Jugement sur la fin de l’URSS, maintien du système Poutine: une affaire de génération

67 % des Russes ne considèrent pas Mikhaïl Gorbatchev comme une « personnalité politique éminente du XXe siècle », indique une enquête que l'Institut de l'opinion publique FOM a réalisée à l’occasion de son 90ème anniversaire. 15 % seulement des sondés ont une image positive du dernier dirigeant soviétique, sentiment plus répandu dans les générations nées depuis l’éclatement de l'URSS (il obtient en effet un meilleur résultat – 23 % d’appréciations positives – chez les jeunes de 18-30 ans). 61 % des Russes interrogés jugent négativement son rôle dans l’histoire de la Russie, ce pourcentage étant nettement plus faible (33 %) chez les jeunes de 18-30 ans. Une deuxième enquête, effectuée par un autre institut également proche du pouvoir, le Vtsiom, donne des résultats assez voisins. Les quelques acquis positifs qui sont reconnus à M. Gorbatchev sont la liberté d'expression (9 %) et la Perestroïka (4 %). Le pourcentage de ceux qui le considèrent comme un « criminel » est toutefois en baisse (22 % contre 26 % en 2019). Dans ces deux enquêtes, c’est la disparition de l'URSS (35 – 36 %) qui est principalement mise au passif de M. Gorbatchev et qui justifie cette appréciation critique.

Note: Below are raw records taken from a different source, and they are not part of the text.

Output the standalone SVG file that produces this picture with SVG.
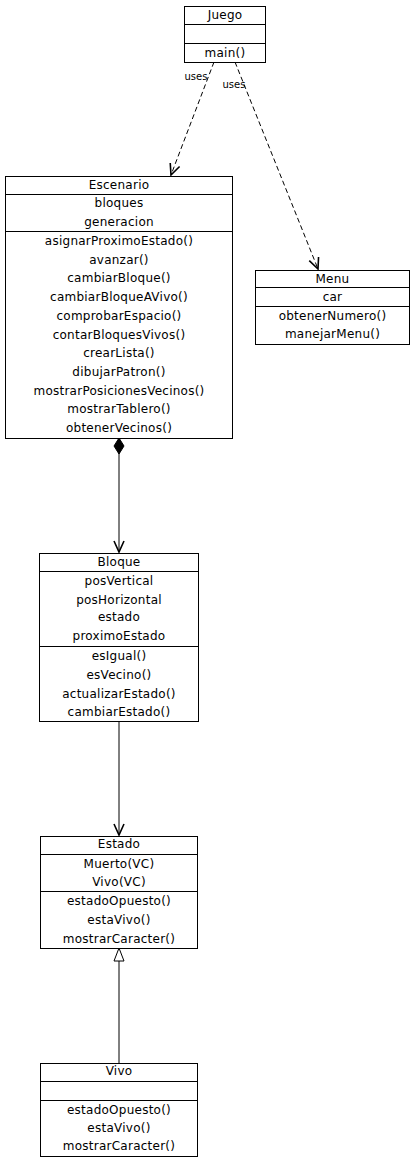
<svg xmlns="http://www.w3.org/2000/svg" width="414" height="1163" viewBox="0 0 414 1163">
<style>
rect.box{fill:#fff;stroke:#000;stroke-width:1}
line.sep{stroke:#000;stroke-width:1}
text{font-family:"DejaVu Sans",sans-serif;font-size:12px;fill:#000;text-anchor:middle;letter-spacing:0.25px}
text.lbl{font-size:10px;letter-spacing:0}
.edge{stroke:#000;stroke-width:1;fill:none}
.dash{stroke-dasharray:5,3}
</style>
<defs>
<marker id="vee" viewBox="-12 -7 14 14" refX="0" refY="0" markerWidth="14" markerHeight="14" markerUnits="userSpaceOnUse" orient="auto">
<path d="M-11,-5 L0,0 L-11,5" fill="none" stroke="#000" stroke-width="1.6"/>
</marker>
<marker id="diamond" viewBox="-1 -7 19 14" refX="0" refY="0" markerWidth="19" markerHeight="14" markerUnits="userSpaceOnUse" orient="auto">
<path d="M0,0 L8,-5 L16,0 L8,5 Z" fill="#000" stroke="#000"/>
</marker>
<marker id="tri" viewBox="-15 -7 16 14" refX="0" refY="0" markerWidth="16" markerHeight="14" markerUnits="userSpaceOnUse" orient="auto">
<path d="M0,0 L-13,-5 L-13,5 Z" fill="#fff" stroke="#000"/>
</marker>
</defs>

<g id="connectors">
<line class="edge dash" x1="214" y1="62" x2="171" y2="175" marker-end="url(#vee)"/>
<text class="lbl" x="196" y="80">uses</text>
<line class="edge dash" x1="235" y1="62" x2="318" y2="269" marker-end="url(#vee)"/>
<text class="lbl" x="234" y="88">uses</text>
<line class="edge" x1="119" y1="438" x2="119" y2="552" marker-start="url(#diamond)" marker-end="url(#vee)"/>
<line class="edge" x1="119" y1="721" x2="119" y2="835" marker-end="url(#vee)"/>
<line class="edge" x1="119" y1="1063" x2="119" y2="948" marker-end="url(#tri)"/>
</g>

<g id="Juego">
<rect class="box" x="184.5" y="6.5" width="81" height="56"/>
<line class="sep" x1="184.5" y1="24.5" x2="265.5" y2="24.5"/>
<line class="sep" x1="184.5" y1="43.5" x2="265.5" y2="43.5"/>
<text x="225" y="19">Juego</text>
<text x="225" y="57">main()</text>
</g>

<g id="Escenario">
<rect class="box" x="5.5" y="176.5" width="227" height="262"/>
<line class="sep" x1="5.5" y1="194.5" x2="232.5" y2="194.5"/>
<line class="sep" x1="5.5" y1="231.5" x2="232.5" y2="231.5"/>
<text x="119" y="189">Escenario</text>
<text x="119" y="207">bloques</text>
<text x="119" y="226">generacion</text>
<text x="119" y="245">asignarProximoEstado()</text>
<text x="119" y="263.7">avanzar()</text>
<text x="119" y="282.4">cambiarBloque()</text>
<text x="119" y="301.1">cambiarBloqueAVivo()</text>
<text x="119" y="319.8">comprobarEspacio()</text>
<text x="119" y="338.5">contarBloquesVivos()</text>
<text x="119" y="357.2">crearLista()</text>
<text x="119" y="375.9">dibujarPatron()</text>
<text x="119" y="394.6">mostrarPosicionesVecinos()</text>
<text x="119" y="413.3">mostrarTablero()</text>
<text x="119" y="432">obtenerVecinos()</text>
</g>

<g id="Menu">
<rect class="box" x="255.5" y="270.5" width="154" height="74"/>
<line class="sep" x1="255.5" y1="287.5" x2="409.5" y2="287.5"/>
<line class="sep" x1="255.5" y1="306.5" x2="409.5" y2="306.5"/>
<text x="332.5" y="283">Menu</text>
<text x="332.5" y="301">car</text>
<text x="332.5" y="320">obtenerNumero()</text>
<text x="332.5" y="338">manejarMenu()</text>
</g>

<g id="Bloque">
<rect class="box" x="39.5" y="553.5" width="159" height="168"/>
<line class="sep" x1="39.5" y1="571.5" x2="198.5" y2="571.5"/>
<line class="sep" x1="39.5" y1="646.5" x2="198.5" y2="646.5"/>
<text x="119" y="566">Bloque</text>
<text x="119" y="585">posVertical</text>
<text x="119" y="603.5">posHorizontal</text>
<text x="119" y="621">estado</text>
<text x="119" y="640">proximoEstado</text>
<text x="119" y="660">esIgual()</text>
<text x="119" y="679">esVecino()</text>
<text x="119" y="697.5">actualizarEstado()</text>
<text x="119" y="716">cambiarEstado()</text>
</g>

<g id="Estado">
<rect class="box" x="40.5" y="836.5" width="157" height="112"/>
<line class="sep" x1="40.5" y1="854.5" x2="197.5" y2="854.5"/>
<line class="sep" x1="40.5" y1="891.5" x2="197.5" y2="891.5"/>
<text x="119" y="848">Estado</text>
<text x="119" y="867.5">Muerto(VC)</text>
<text x="119" y="886">Vivo(VC)</text>
<text x="119" y="905">estadoOpuesto()</text>
<text x="119" y="923.5">estaVivo()</text>
<text x="119" y="942.5">mostrarCaracter()</text>
</g>

<g id="Vivo">
<rect class="box" x="40.5" y="1063.5" width="157" height="93"/>
<line class="sep" x1="40.5" y1="1081.5" x2="197.5" y2="1081.5"/>
<line class="sep" x1="40.5" y1="1100.5" x2="197.5" y2="1100.5"/>
<text x="119" y="1075">Vivo</text>
<text x="119" y="1113.5">estadoOpuesto()</text>
<text x="119" y="1131.5">estaVivo()</text>
<text x="119" y="1150">mostrarCaracter()</text>
</g>
</svg>
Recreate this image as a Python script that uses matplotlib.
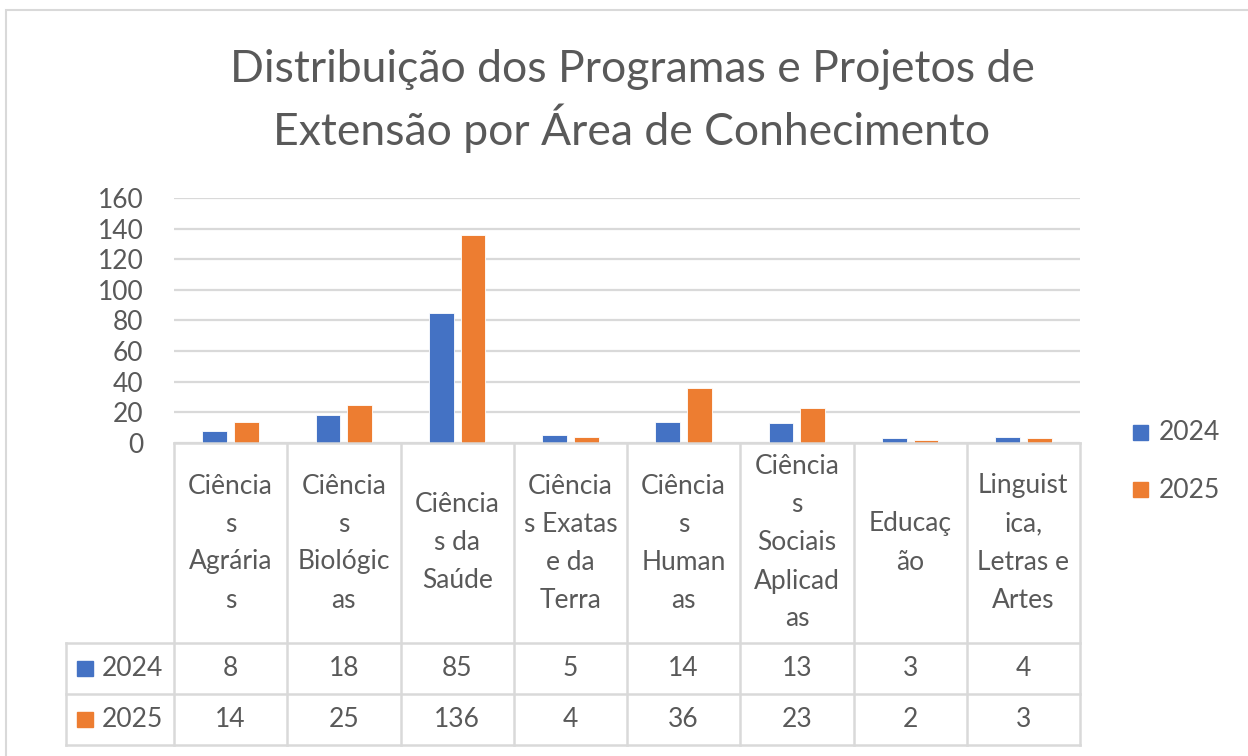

L'absence de relève des générations fait peser sur le régime Poutine une menace aussi existentielle que celle qui a emporté le système soviétique, analyse le sociologue Mikhaïl Anipkine. La situation présente en Russie rappelle la « stagnation », caractéristique de l'époque brejnévienne à partir des années 1970. Les baby-boomers nés dans les années 1950 – V. Poutine (1952), N. Patrouchev, A. Bortnikov (1951), S. Choïgou (1955), A. Bastrykine (1953), S. Lavrov (1950) – détiennent toujours les leviers essentiels du pouvoir. Une loi en préparation doit d’ailleurs permettre aux principaux responsables de l'État de conserver leur poste sans limite d'âge. Le processus de renouvellement qui concerne les gouverneurs n'est pas significatif, explique le sociologue car, à la différence des secrétaires d'Obkom de l'époque soviétique, ils n'ont pas de véritable poids politique. Pour justifier son maintien au pouvoir, ce groupe, issu de la génération parvenue à l'âge adulte pendant les années de stagnation brejnévienne, ne s'encombre pas d'idéologie, souligne M. Anipkine ; il se contente de mettre en avant le patriotisme et des « valeurs traditionnelles » au contenu incertain. Les conclusions du sondage du FOM montrent aussi que le spectre des années 1990, souvent agité par le Kremlin comme un épouvantail pour justifier la « stabilité » et le refus des réformes, est sans doute un argument moins efficace auprès des jeunes générations.